## TASK STATEMENT
Gather up every line from the entries below that uses the word "this".

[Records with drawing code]
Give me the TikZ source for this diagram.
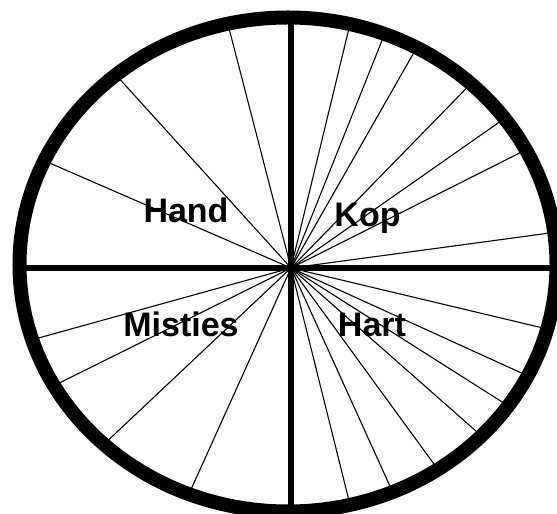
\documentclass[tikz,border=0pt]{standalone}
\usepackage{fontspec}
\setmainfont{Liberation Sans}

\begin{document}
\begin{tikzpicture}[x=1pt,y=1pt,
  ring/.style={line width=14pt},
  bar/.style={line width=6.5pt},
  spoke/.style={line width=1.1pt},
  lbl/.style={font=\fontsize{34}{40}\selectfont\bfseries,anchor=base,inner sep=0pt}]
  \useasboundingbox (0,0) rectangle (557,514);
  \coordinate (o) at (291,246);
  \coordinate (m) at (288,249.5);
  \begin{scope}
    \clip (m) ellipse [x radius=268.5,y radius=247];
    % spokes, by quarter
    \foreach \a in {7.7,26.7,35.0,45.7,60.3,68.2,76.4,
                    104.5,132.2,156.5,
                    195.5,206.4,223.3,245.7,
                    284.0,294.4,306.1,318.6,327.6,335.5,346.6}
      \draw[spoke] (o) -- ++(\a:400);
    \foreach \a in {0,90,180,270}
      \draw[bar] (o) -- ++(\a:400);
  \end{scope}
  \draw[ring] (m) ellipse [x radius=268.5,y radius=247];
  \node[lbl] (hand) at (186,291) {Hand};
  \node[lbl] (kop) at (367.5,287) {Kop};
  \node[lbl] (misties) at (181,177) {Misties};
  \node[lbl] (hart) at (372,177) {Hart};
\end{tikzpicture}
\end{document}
==
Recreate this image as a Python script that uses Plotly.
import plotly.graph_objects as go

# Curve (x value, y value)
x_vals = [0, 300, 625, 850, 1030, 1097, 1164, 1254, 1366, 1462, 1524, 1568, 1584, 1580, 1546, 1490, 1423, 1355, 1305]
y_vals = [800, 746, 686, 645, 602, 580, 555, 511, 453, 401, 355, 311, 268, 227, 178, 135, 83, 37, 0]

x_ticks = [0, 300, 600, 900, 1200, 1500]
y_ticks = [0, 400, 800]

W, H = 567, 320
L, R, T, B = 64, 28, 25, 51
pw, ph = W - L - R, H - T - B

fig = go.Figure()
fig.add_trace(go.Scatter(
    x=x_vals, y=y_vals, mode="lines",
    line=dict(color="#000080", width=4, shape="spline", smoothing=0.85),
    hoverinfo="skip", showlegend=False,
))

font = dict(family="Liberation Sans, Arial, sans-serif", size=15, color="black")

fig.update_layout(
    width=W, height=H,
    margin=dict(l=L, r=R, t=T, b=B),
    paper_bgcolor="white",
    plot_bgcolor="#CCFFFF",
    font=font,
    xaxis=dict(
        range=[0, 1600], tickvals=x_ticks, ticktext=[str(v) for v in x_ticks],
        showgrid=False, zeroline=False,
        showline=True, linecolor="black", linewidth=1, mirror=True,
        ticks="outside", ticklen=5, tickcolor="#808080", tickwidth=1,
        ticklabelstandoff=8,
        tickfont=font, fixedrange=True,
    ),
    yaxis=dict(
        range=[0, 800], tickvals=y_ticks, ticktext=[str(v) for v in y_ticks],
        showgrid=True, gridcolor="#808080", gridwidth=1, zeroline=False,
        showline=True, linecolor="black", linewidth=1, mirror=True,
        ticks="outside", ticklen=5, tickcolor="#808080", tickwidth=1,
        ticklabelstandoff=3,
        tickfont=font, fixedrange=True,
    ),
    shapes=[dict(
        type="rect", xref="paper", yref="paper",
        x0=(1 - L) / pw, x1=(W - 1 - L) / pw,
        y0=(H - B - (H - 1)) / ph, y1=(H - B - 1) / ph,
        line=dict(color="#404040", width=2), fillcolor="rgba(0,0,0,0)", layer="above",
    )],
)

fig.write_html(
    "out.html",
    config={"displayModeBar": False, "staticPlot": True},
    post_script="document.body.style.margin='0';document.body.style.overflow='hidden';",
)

## WRITTEN ANSWER
Give me the TikZ source for this diagram.
Recreate this image as a Python script that uses Plotly.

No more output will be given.